Filippo spoke in faultless English, sunned with a well-worn Tuscan accent. I admired his honesty in saying that Guado al Tasso is a wine still very much in evolution having been born only in 1990 (once they stopped distributing Sassicaia?). The early years he said owed too much to the (American) market in making overly fat, gloopy wines that owed more to generous doses of American oak and syrah. In fact the 2001 he kindly brought along reflected those early days, being soft, mature and drinkable if hardly in the same league as their neighbouring cousin.

Since 2007 Piero Antinori has removed the doughy Syrah element, while French and Hungarian oak (similar to Slavonian apparently) have replaced the intrusive American oak influence. Even more importantly they’ve added Cabernet Franc in the place of the Syrah, with Filippo happy to divulge that the cantina is working towards releasing a single Cabernet Franc version. I’m not sure that’s wise; in Napa perhaps but Bolgheri surely not?! For now I’d wish they’d strike out the Merlot part of the Guado al Tasso blend too;  leaving it to the early drinking ‘Il Bruciato’.  Merlot has been become the scourge of Tuscany. Yes I know it has helped in the past to fill the cracks, like putty, of Tuscan blends when finicky Sangiovese has failed to ripen but now with new (Sangiovese) clones and global warming there’s no excuse for unripe fruit. And yes I realise that Italian Merlot has commercial attributes, adding a jammy element that pleases a certain large market with a fondness for sugar but for me it has no place among top Bolgheri or Tuscan blends…just ask Sassicaia! I have also heard that the influx of Merlot has been behind some of the recent outbreaks of brettanomyces in Italy, giving all wines it touches a less than crystalline complexion.
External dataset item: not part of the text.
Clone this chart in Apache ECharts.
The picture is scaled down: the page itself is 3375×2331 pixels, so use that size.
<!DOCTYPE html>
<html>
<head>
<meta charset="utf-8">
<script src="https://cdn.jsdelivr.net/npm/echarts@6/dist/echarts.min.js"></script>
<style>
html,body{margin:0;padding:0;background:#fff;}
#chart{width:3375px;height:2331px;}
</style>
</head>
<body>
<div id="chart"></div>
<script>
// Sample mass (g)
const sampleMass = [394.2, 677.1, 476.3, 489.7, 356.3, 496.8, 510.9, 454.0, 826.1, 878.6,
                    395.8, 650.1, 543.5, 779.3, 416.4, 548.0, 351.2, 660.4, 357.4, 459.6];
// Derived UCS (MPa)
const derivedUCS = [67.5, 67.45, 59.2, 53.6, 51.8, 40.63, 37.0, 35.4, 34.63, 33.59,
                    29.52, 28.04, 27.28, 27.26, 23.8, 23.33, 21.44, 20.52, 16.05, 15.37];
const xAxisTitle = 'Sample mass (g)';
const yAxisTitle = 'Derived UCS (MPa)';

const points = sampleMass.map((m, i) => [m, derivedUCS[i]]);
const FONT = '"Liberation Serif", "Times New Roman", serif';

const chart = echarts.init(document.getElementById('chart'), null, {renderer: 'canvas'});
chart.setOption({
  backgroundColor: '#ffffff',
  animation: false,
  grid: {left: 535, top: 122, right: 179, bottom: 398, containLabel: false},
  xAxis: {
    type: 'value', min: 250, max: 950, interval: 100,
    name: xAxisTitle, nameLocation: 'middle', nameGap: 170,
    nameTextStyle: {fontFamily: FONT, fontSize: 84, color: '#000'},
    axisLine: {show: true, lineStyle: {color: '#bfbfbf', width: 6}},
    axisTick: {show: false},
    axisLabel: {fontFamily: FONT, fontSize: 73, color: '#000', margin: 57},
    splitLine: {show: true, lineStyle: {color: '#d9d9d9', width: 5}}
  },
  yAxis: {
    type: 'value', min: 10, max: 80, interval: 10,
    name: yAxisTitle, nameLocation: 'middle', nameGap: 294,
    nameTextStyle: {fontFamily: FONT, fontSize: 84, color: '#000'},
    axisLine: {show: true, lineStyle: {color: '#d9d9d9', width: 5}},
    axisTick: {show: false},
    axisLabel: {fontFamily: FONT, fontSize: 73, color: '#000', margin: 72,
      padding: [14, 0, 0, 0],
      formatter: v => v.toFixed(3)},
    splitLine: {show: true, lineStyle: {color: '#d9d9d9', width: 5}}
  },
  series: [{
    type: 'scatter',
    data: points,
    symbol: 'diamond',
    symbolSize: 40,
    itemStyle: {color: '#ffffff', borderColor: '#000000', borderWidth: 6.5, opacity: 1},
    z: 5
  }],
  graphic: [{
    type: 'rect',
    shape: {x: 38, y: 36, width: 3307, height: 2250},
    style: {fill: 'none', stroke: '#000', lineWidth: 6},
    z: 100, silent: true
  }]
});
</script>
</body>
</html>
Having been re-assured by the new look Guado al Tasso, through vintages 2008 and 2007,  it was time to switch from the Bolgheri beach to the continental climes of Chianti where since 1975 Antinori have been making the fabled Tignanello; a blend of mainly Sangiovese, along with a dollop of Cabernet Sauvignon and Franc. Tignanello could, given today’s regulations qualify as a Chianti Classico – ‘the diamond in the Tuscan crown’ as Filippo puts it – but they chose not to label it as such as during the bad ol’ days back in the ‘60s/’70s Tuscan viticulture was governed by the cooperatives whose quantity-driven ethic led to thin astringent wines that needed the honeyed influence of Malvasia Bianca and, less so, Trebbiano to make them drinkable. Twas the era of the ‘fiasco’ flask, designed with the vineyard labourer in mind, who routinely dunked the wicker bottles in water prior to setting out so as to keep the ‘wine’ cool. Tignanello’s blend effectively stuck two fingers up at this washed out expression of Tuscan wine, thus enraging the Florentines who saw it as a betrayal. But the effect of being a Vino da Tavola without any white grapes caught the eye of the growing American market; further enraging the locals no doubt who could only have dreamt of obtaining Tignanello prices! No expense is spared in making the wine, even to the point of crushing the white alberese rocks dug up during the replanting of a vineyard and dispersing them under the vines (for solar radiation).

The 2008 and 2007 vintages of Tignanello showed true vintage differences – the 2008 edgier, more herbaceous; the 2007 sunnier and more complete – while the 2001 was still very much alive, putting the Guado al Tasso 2001 firmly in the shade. As with Guado al Tasso, Filippo was at pains to point out that Tignanello has improved since the early 2000s; they’ve all but replaced the French barriques with Hungarian oak, suggesting a more focused and savoury expression is emerging. Tignanello is clearly a Tuscan wine; a feat of engineering (and of marketing?); and who knows, maybe there’s a 100% Sangiovese version in the pipeline?!